[start]

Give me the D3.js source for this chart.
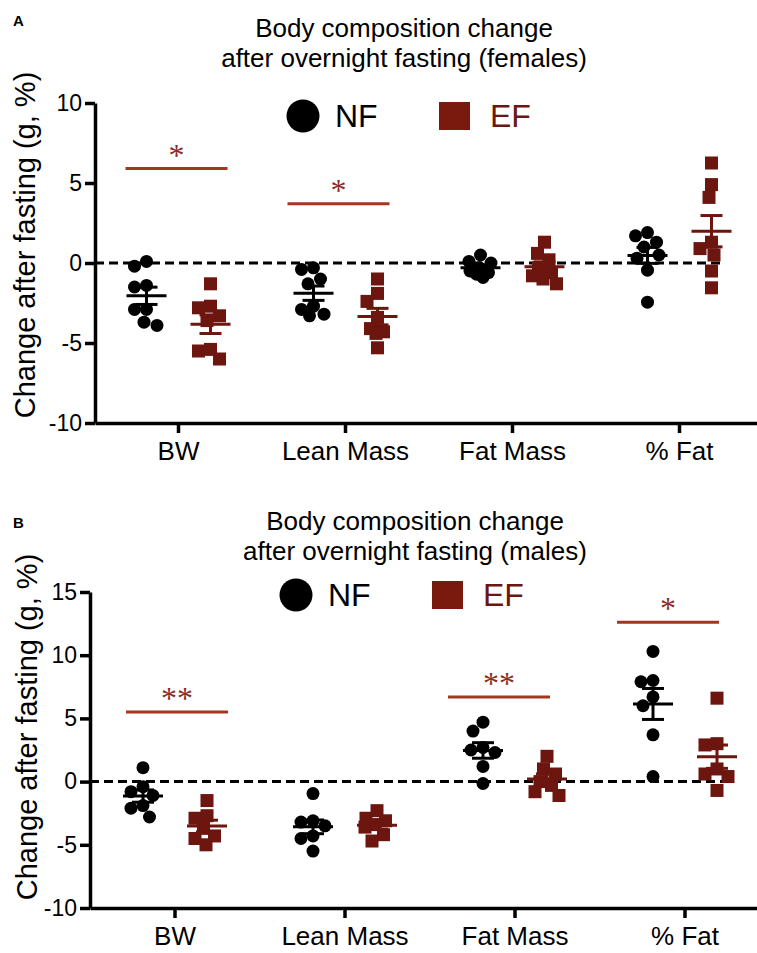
<!DOCTYPE html>
<meta charset="utf-8">
<style>
  body { margin: 0; background: #fff; }
  text { font-family: "Liberation Sans", Arial, sans-serif; }
</style>
<body>
<script src="https://d3js.org/d3.v7.min.js"></script>
<script>

// categories and groups
const categories = ["BW", "Lean Mass", "Fat Mass", "% Fat"];
const groups = ["NF", "EF"];

// females, one array per category
const femNF_BW = [0.1, -0.2, -1.4, -1.5, -2.9, -2.9, -3.7, -3.9];
const femNF_Lean = [-0.3, -0.4, -1.0, -1.3, -2.7, -2.9, -3.2, -3.3];
const femNF_Fat = [0.5, 0.1, 0.0, -0.3, -0.5, -0.6, -0.7, -0.9];
const femNF_Pct = [1.9, 1.7, 1.3, 1.0, 0.5, 0.3, -0.45, -2.45];
const femEF_BW = [-1.3, -2.7, -2.8, -3.3, -3.6, -5.4, -5.5, -6.0];
const femEF_Lean = [-1.0, -1.9, -2.4, -3.4, -4.1, -4.3, -4.4, -5.3];
const femEF_Fat = [1.3, 0.6, 0.2, -0.3, -0.6, -0.8, -1.0, -1.3];
const femEF_Pct = [6.25, 4.9, 4.1, 1.3, 0.9, 0.5, -0.5, -1.55];

// males
const malNF_BW = [1.1, -0.4, -0.8, -1.1, -1.9, -2.1, -2.8];
const malNF_Lean = [-0.95, -3.1, -3.2, -3.5, -4.3, -4.5, -5.5];
const malNF_Fat = [4.7, 4.0, 2.7, 2.5, 2.3, 1.2, -0.15];
const malNF_Pct = [10.3, 8.0, 7.9, 6.7, 6.0, 3.7, 0.4];
const malEF_BW = [-1.5, -2.7, -2.9, -3.7, -4.3, -4.5, -5.0];
const malEF_Lean = [-2.3, -2.9, -3.1, -3.4, -3.6, -4.2, -4.7];
const malEF_Fat = [2.0, 1.0, 0.6, 0.0, -0.3, -0.8, -1.1];
const malEF_Pct = [6.6, 2.9, 3.0, 1.0, 0.6, 0.4, -0.7];

// significance bars: category, height, label
const femSigCats = ["BW", "Lean Mass"];
const femSigY = [5.9, 3.7];
const femSigLabels = ["*", "*"];
const malSigCats = ["BW", "Fat Mass", "% Fat"];
const malSigY = [5.5, 6.7, 12.6];
const malSigLabels = ["**", "**", "*"];

const femTicks = [-10, -5, 0, 5, 10];
const malTicks = [-10, -5, 0, 5, 10, 15];

const efColor = "#6d150f";
const sigColor = "#a3361f";
const starColor = "#8b2b24";

const width = 757, height = 953;
const svg = d3.select("body").append("svg")
    .attr("width", width)
    .attr("height", height);

// scatter the dots sideways inside a limited width, prism style
function swarm(vals, y, d, maxX) {
  const pts = vals.map(v => ({v: v, y: y(v)})).sort((a, b) => a.y - b.y);
  const placed = [];
  const offs = d3.range(-maxX, maxX + 0.01, 0.5);
  pts.forEach(p => {
    let best = 0, bestScore = -1;
    offs.forEach(c => {
      let md = d;
      placed.forEach(q => { md = Math.min(md, Math.hypot(c - q.x, p.y - q.y)); });
      if (md > bestScore + 1e-6 || (Math.abs(md - bestScore) < 1e-6 && Math.abs(c) < Math.abs(best))) {
        bestScore = md; best = c;
      }
    });
    p.x = best;
    placed.push(p);
  });
  return pts;
}

function drawPanel(p) {
  const g = svg.append("g");
  const y = d3.scaleLinear().domain(p.yDomain).range(p.yRange);
  const x = d3.scaleBand().domain(categories).range([p.left, p.left + 4 * p.step]);
  const sub = d3.scalePoint().domain(groups).range([-32, 32]);
  const cx = c => x(c) + x.bandwidth() / 2;

  // panel letter
  g.append("text").attr("x", 13).attr("y", p.letterY)
    .style("font-size", "15px").style("font-weight", "bold").text(p.letter);

  // title
  g.selectAll(".title").data(p.title).join("text")
    .attr("x", p.titleX).attr("y", (d, i) => p.titleY + i * 29.5)
    .attr("text-anchor", "middle").style("font-size", "26px").text(d => d);

  // legend
  g.append("circle").attr("cx", p.legX).attr("cy", p.legY).attr("r", 16.5).attr("fill", "#000");
  g.append("text").attr("x", p.legX + 32).attr("y", p.legY + 11)
    .style("font-size", "32px").text("NF");
  g.append("rect").attr("x", p.legX + 136).attr("y", p.legY - 14)
    .attr("width", 31).attr("height", 28).attr("fill", "#7a1a0e");
  g.append("text").attr("x", p.legX + 187).attr("y", p.legY + 11)
    .style("font-size", "32px").attr("fill", efColor).text("EF");

  // axes
  const yAxis = g.append("g").attr("transform", `translate(${p.left},0)`)
    .call(d3.axisLeft(y).tickValues(p.ticks).tickFormat(d => String(d))
      .tickSize(10).tickPadding(3).tickSizeOuter(0));
  const xAxis = g.append("g").attr("transform", `translate(0,${p.yRange[0]})`)
    .call(d3.axisBottom(x).tickSize(10).tickPadding(9).tickSizeOuter(0));
  [yAxis, xAxis].forEach(a => {
    a.select(".domain").attr("stroke-width", 3.5);
    a.selectAll(".tick line").attr("stroke-width", 3.5);
    a.selectAll("text").style("font-family", "Liberation Sans, Arial, sans-serif").attr("fill", "#000");
  });
  yAxis.selectAll("text").style("font-size", "23px");
  xAxis.selectAll("text").style("font-size", "26px");

  g.append("text")
    .attr("transform", `translate(${p.yTitleX},${p.yTitleY}) rotate(-90)`)
    .attr("text-anchor", "middle").style("font-size", "29px")
    .text("Change after fasting (g, %)");

  // zero line
  g.append("line").attr("x1", p.left).attr("x2", 724)
    .attr("y1", y(0)).attr("y2", y(0))
    .attr("stroke", "#000").attr("stroke-width", 3).attr("stroke-dasharray", "9,5");

  // significance
  p.sigCats.forEach((c, i) => {
    const yy = y(p.sigY[i]);
    const mid = cx(c) + p.sigShift[i];
    g.append("line").attr("x1", mid - 51).attr("x2", mid + 51)
      .attr("y1", yy).attr("y2", yy).attr("stroke", sigColor).attr("stroke-width", 3);
    g.append("text").attr("x", mid).attr("y", yy - 3)
      .attr("text-anchor", "middle").style("font-family", "Liberation Serif, serif")
      .style("font-size", "32px").attr("fill", starColor).text(p.sigLabels[i]);
  });

  // points, mean and SEM
  groups.forEach(gr => {
    categories.forEach((c, ci) => {
      const vals = p.data[gr][ci];
      const x0 = cx(c) + sub(gr);
      const col = gr === "NF" ? "#000" : efColor;
      const pts = swarm(vals, y, 13, 12);
      if (gr === "NF") {
        g.selectAll(null).data(pts).join("circle")
          .attr("cx", d => x0 + d.x).attr("cy", d => d.y).attr("r", 6.5).attr("fill", col);
      } else {
        g.selectAll(null).data(pts).join("rect")
          .attr("x", d => x0 + d.x - 6.5).attr("y", d => d.y - 6.5)
          .attr("width", 13).attr("height", 13).attr("fill", col);
      }
      const m = d3.mean(vals);
      const sem = d3.deviation(vals) / Math.sqrt(vals.length);
      g.append("line").attr("x1", x0 - 20).attr("x2", x0 + 20)
        .attr("y1", y(m)).attr("y2", y(m)).attr("stroke", col).attr("stroke-width", 3);
      g.append("line").attr("x1", x0).attr("x2", x0)
        .attr("y1", y(m - sem)).attr("y2", y(m + sem)).attr("stroke", col).attr("stroke-width", 3);
      [m - sem, m + sem].forEach(v => {
        g.append("line").attr("x1", x0 - 11).attr("x2", x0 + 11)
          .attr("y1", y(v)).attr("y2", y(v)).attr("stroke", col).attr("stroke-width", 3);
      });
    });
  });
}

drawPanel({
  letter: "A", letterY: 26,
  title: ["Body composition change", "after overnight fasting (females)"],
  titleX: 404, titleY: 37,
  legX: 303, legY: 116,
  yDomain: [-10, 10], yRange: [423, 103], ticks: femTicks,
  left: 95, step: 167,
  yTitleX: 35, yTitleY: 245,
  sigCats: femSigCats, sigY: femSigY, sigLabels: femSigLabels, sigShift: [-2, -7],
  data: {NF: [femNF_BW, femNF_Lean, femNF_Fat, femNF_Pct], EF: [femEF_BW, femEF_Lean, femEF_Fat, femEF_Pct]}
});

drawPanel({
  letter: "B", letterY: 528,
  title: ["Body composition change", "after overnight fasting (males)"],
  titleX: 415, titleY: 530,
  legX: 296, legY: 595,
  yDomain: [-10, 15], yRange: [908, 592], ticks: malTicks,
  left: 90, step: 170,
  yTitleX: 37, yTitleY: 727,
  sigCats: malSigCats, sigY: malSigY, sigLabels: malSigLabels, sigShift: [2, -16, -17],
  data: {NF: [malNF_BW, malNF_Lean, malNF_Fat, malNF_Pct], EF: [malEF_BW, malEF_Lean, malEF_Fat, malEF_Pct]}
});
</script>
</body>
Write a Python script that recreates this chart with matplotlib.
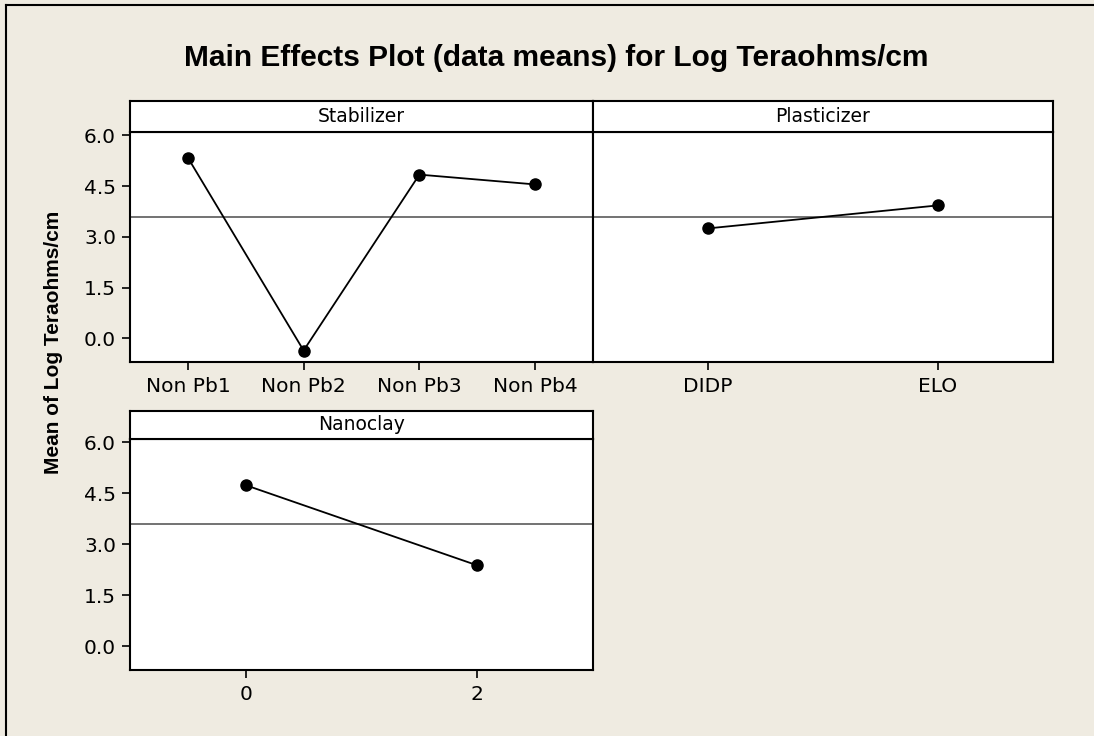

[end]

### Task
Repeat exactly the lines from the first line of the records above through the line containing "const femEF_Pct = [6.25, 4.9, 4.1, 1.3, 0.9, 0.5, -0.5, -1.55];", both included. Leave out the pictures.

### The completed task
Give me the D3.js source for this chart.
<!DOCTYPE html>
<meta charset="utf-8">
<style>
  body { margin: 0; background: #fff; }
  text { font-family: "Liberation Sans", Arial, sans-serif; }
</style>
<body>
<script src="https://d3js.org/d3.v7.min.js"></script>
<script>

// categories and groups
const categories = ["BW", "Lean Mass", "Fat Mass", "% Fat"];
const groups = ["NF", "EF"];

// females, one array per category
const femNF_BW = [0.1, -0.2, -1.4, -1.5, -2.9, -2.9, -3.7, -3.9];
const femNF_Lean = [-0.3, -0.4, -1.0, -1.3, -2.7, -2.9, -3.2, -3.3];
const femNF_Fat = [0.5, 0.1, 0.0, -0.3, -0.5, -0.6, -0.7, -0.9];
const femNF_Pct = [1.9, 1.7, 1.3, 1.0, 0.5, 0.3, -0.45, -2.45];
const femEF_BW = [-1.3, -2.7, -2.8, -3.3, -3.6, -5.4, -5.5, -6.0];
const femEF_Lean = [-1.0, -1.9, -2.4, -3.4, -4.1, -4.3, -4.4, -5.3];
const femEF_Fat = [1.3, 0.6, 0.2, -0.3, -0.6, -0.8, -1.0, -1.3];
const femEF_Pct = [6.25, 4.9, 4.1, 1.3, 0.9, 0.5, -0.5, -1.55];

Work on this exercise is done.